By Rachel Chung
After two quarters of hard work, digging through the trash, and debating the recyclability of wax-lined soda cups, the Zero-Waste Pauley Pavilion ART team finished off our project with a short presentation at the ESLP ART poster fair. Our team leaders, Katie Zeller and Talia Young, summarized our efforts: a behavioral audit during a Winter Quarter basketball game, designing signage with the help of the UCLA Recreation marketing team, testing signage effectiveness at Dance Marathon, educating students at the E3 Earth Day Fair, constructing a “Green Events Guideline” for UCLA Recreation, and choosing new waste “islands” for installation in Pauley Pavilion.
At our most recent and final team meeting, we finalized our rating system for the Green Events Guideline. This rating system will work very similarly to the UCLA Green Event Certification program, with a minimum amount of points event hosts must acquire to be certified. However, this Guideline will pertain specifically to events held at UCLA Recreation facilities, such as Pauley Pavilion. The Guideline is divided into two event types – those with, and without food. In order to use a UCLA Recreation facility, events must follow the guideline and will receive a bronze, silver, or gold rating. Bronze level is the minimum requirement to use the facilities. Silver will reflect a more sustainable event, and gold will be the maximum. At the gold level, events may receive some sort of incentive or prize, such as a discounted facilities rental price, but this is to be determined by our stakeholder in the future.

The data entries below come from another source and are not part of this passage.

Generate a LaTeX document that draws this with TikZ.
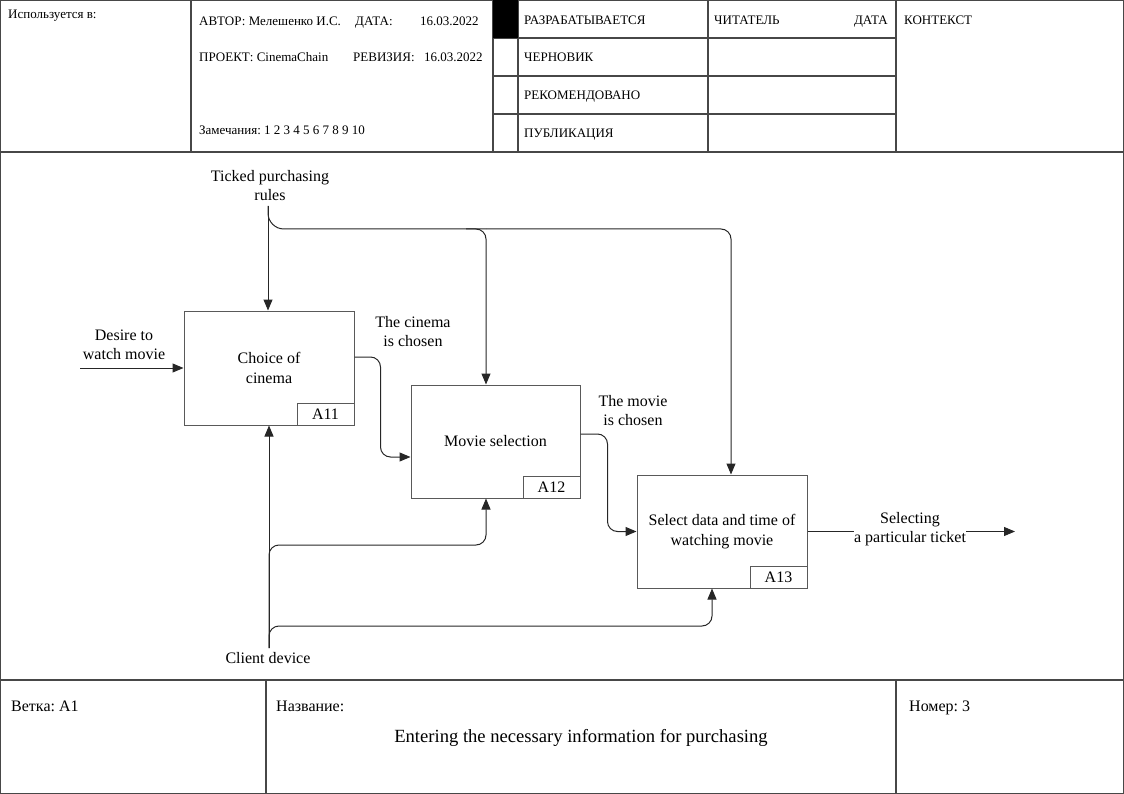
\documentclass[tikz,border=0pt]{standalone}
\usepackage{fontspec}
\setmainfont{Liberation Serif}
\frenchspacing
\usetikzlibrary{arrows.meta}
\tikzset{
 frameline/.style={draw=black!72, line width=1.3pt},
 fbox/.style={draw=black!65, line width=1pt, align=center, inner sep=0pt, font=\fontsize{16}{20}\selectfont},
 nbox/.style={draw=black!65, line width=1pt, minimum width=57pt, minimum height=22pt, inner sep=0pt, anchor=south east, font=\fontsize{16}{19}\selectfont},
 conn/.style={draw=black!85, line width=1pt, rounded corners=10pt},
 arr/.style={conn, -{Triangle[length=11pt,width=9pt]}},
 lbl/.style={align=center, inner sep=0pt, font=\fontsize{16}{19}\selectfont},
 hdr/.style={anchor=base west, inner sep=0pt, font=\fontsize{13}{15}\selectfont},
 ftr/.style={anchor=base west, inner sep=0pt, font=\fontsize{16}{18}\selectfont},
}
\begin{document}
\begin{tikzpicture}[x=1pt,y=-1pt]
\useasboundingbox (0,0) rectangle (1124,794);
% frame and table
\draw[frameline] (0.7,0.7) rectangle (1123.3,793.3);
\draw[frameline] (0,152) -- (1124,152);
\draw[frameline] (0,680) -- (1124,680);
\foreach \x in {191,493,518,708,896} \draw[frameline] (\x,0) -- (\x,152);
\foreach \y in {38,76,114} \draw[frameline] (493,\y) -- (896,\y);
\fill[black] (493,0) rectangle (518,38);
\foreach \x in {266,896} \draw[frameline] (\x,680) -- (\x,794);
% header texts
\node[hdr] (used) at (8,19) {Используется в:};
\node[hdr] (author) at (199,26) {АВТОР: Мелешенко И.С.};
\node[hdr] (date) at (355,26) {ДАТА:};
\node[hdr] (dateval) at (420,26) {16.03.2022};
\node[hdr] (proj) at (199,62) {ПРОЕКТ: CinemaChain};
\node[hdr] (rev) at (353,62) {РЕВИЗИЯ:};
\node[hdr] (revval) at (424,62) {16.03.2022};
\node[hdr] (notes) at (199,135) {Замечания: 1 2 3 4 5 6 7 8 9 10};
\node[hdr] (st1) at (524,25) {РАЗРАБАТЫВАЕТСЯ};
\node[hdr] (st2) at (524,62) {ЧЕРНОВИК};
\node[hdr] (st3) at (524,100) {РЕКОМЕНДОВАНО};
\node[hdr] (st4) at (524,138) {ПУБЛИКАЦИЯ};
\node[hdr] (reader) at (714,25) {ЧИТАТЕЛЬ};
\node[hdr, anchor=base east] (rdate) at (888,25) {ДАТА};
\node[hdr] (ctx) at (904,25) {КОНТЕКСТ};
% footer texts
\node[ftr] (node) at (11,711) {Ветка: А1};
\node[ftr] (name) at (276,711) {Название:};
\node[ftr] (num) at (909,711) {Номер: 3};
\node[anchor=base, inner sep=0pt, font=\fontsize{18.6}{20}\selectfont] (title) at (581,742) {Entering the necessary information for purchasing};
% boxes
\node[fbox, minimum width=170pt, minimum height=114pt] (A11) at (269,368) {Choice of\\cinema};
\node[nbox] (A11n) at (A11.south east) {A11};
\node[fbox, minimum width=169pt, minimum height=113pt] (A12) at (495.5,441.5) {Movie selection};
\node[nbox] (A12n) at (A12.south east) {A12};
\node[fbox, minimum width=170pt, minimum height=113pt] (A13) at (722,531.5) {Select data and time of\\watching movie};
\node[nbox] (A13n) at (A13.south east) {A13};
% labels
\node[lbl] (ctl) at (270,186) {Ticked purchasing\\rules};
\node[lbl] (inp) at (124,345) {Desire to\\watch movie};
\node[lbl] (o1) at (413,332) {The cinema\\is chosen};
\node[lbl] (o2) at (633,411) {The movie\\is chosen};
\node[lbl] (sel) at (910,529) {Selecting\\a particular ticket};
\node[lbl] (mech) at (268,658) {Client device};
% coordinates
\coordinate (ctop) at (268,206);
\coordinate (c1) at (486,229);
\coordinate (c2) at (731,229);
\coordinate (din) at (80,368);
\coordinate (dout) at (1015,531.5);
\coordinate (mbot) at (269,648);
\coordinate (m1) at (486,545);
\coordinate (m2) at (712,626);
% connectors
\draw[arr] (ctop) -- (ctop |- A11.north);
\draw[conn, rounded corners=16pt] (ctop) |- (c1);
\draw[arr] ([xshift=-20pt]c1) -- (c1) -- (c1 |- A12.north);
\draw[arr] (c1) -- (c2) -- (c2 |- A13.north);
\draw[arr] (din) -- (A11.west);
\draw[arr] ([yshift=11pt]A11.east) -- ++(26,0) |- ([yshift=-15.5pt]A12.west);
\draw[arr] ([yshift=7.5pt]A12.east) -- ++(27,0) |- (A13.west);
\draw[conn] (A13.east) -- (sel.west |- A13.east);
\draw[arr] (sel.east |- A13.east) -- (dout);
\draw[arr] (mbot) -- (mbot |- A11.south);
\draw[arr] (mbot) |- (m1) -- (m1 |- A12.south);
\draw[arr] (mbot) |- (m2) -- (m2 |- A13.south);
\end{tikzpicture}
\end{document}
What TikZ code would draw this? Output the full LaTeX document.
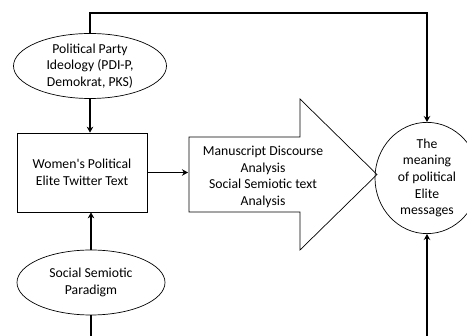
\documentclass[tikz,border=0pt]{standalone}
\usepackage{fontspec}
\setmainfont{Carlito}
\usetikzlibrary{shapes.geometric,arrows.meta,positioning,calc}

\begin{document}
\begin{tikzpicture}[x=1pt,y=-1pt,font=\fontsize{13.7}{16.7}\selectfont,
  forme/.style={draw,line width=0.7pt},
  ovale/.style={forme,ellipse,inner sep=0pt,align=center},
  fleche/.style={line width=1.6pt,-{Stealth[length=6pt,width=6.5pt]}},
  trait/.style={line width=1.6pt}]
  \useasboundingbox (0,0) rectangle (467,336);
  % noeuds
  \node[ovale,minimum width=153,minimum height=65] (ideo) at (90,66)
    {Political Party\\Ideology (PDI-P,\\Demokrat, PKS)};
  \node[forme,minimum width=130,minimum height=79,align=center] (texte) at (82,172.5)
    {Women\textquotesingle s Political\\Elite Twitter Text};
  \node[ovale,minimum width=148,minimum height=65] (socio) at (91,282.5)
    {Social Semiotic\\Paradigm};
  \node[ovale,minimum width=104,minimum height=106] (sens) at (427,178)
    {The\\meaning\\of political\\Elite\\messages};
  % grande fleche d'analyse
  \draw[forme] (189,137) -- (300,137) -- (300,99) -- (377,174.5)
    -- (300,250) -- (300,212) -- (189,212) -- cycle;
  \node[align=center] (analyse) at (263,177)
    {Manuscript Discourse\\Analysis\\Social Semiotic text\\Analysis};
  \coordinate (ana-g) at (188,172.5);
  % liaisons
  \coordinate (haut) at (427,13);
  \coordinate (bas-g) at (91,345);
  \coordinate (bas-d) at (427,345);
  \draw[fleche] (ideo.north) |- (haut) -- (sens.north);
  \draw[fleche] (ideo.south) -- (ideo.south |- texte.north);
  \draw[fleche] (socio.north) -- (socio.north |- texte.south);
  \draw[fleche] (texte.east) -- (ana-g);
  \draw[trait] (socio.south) -- (bas-g);
  \draw[fleche] (bas-d) -- (sens.south);
\end{tikzpicture}
\end{document}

Events will earn a bronze, silver, or gold rating by acquiring points through different sustainable actions specified in the Guideline. For example, using recycled paper for any flyer or paper handout is worth one point. Using compostable or recyclable dishware and silverware is worth a few points. We also included a “creativity” option at the end of the Guideline. This will allow events to increase their points (and potentially receive some sort of incentive) if they go above and beyond the Green Events Guideline with new and innovative sustainability efforts. We hope that this guideline will encourage events to be more sustainable, and if anything, to at least consider efforts to reduce their impact on UCLA Recreation facilities and the environment.
In summary, we’ve been able to accomplish quite a lot during the past two quarters. While creating meaningful and lasting change takes baby steps at first, our actions during our time as a team has allowed us to lay the foundation for an entirely zero-waste facility in the near future. During our poster presentation, many people asked us how future teams might continue the work we started and how feasible zero-waste is in the next few years. While a lot of our efforts have contributed to the goal of zero-waste – for instance, creating more efficient signage and waste bins – it will also take a significant behavioral change in event attendees to attain this goal. Future teams should focus on educational events, perfecting bin placement and signage, and auditing ASUCLA concessions items to minimize the amount of landfill waste that simply enters the facility. We have high hopes for Pauley Pavilion, and we are proud to have contributed even a little to the sustainability of our community.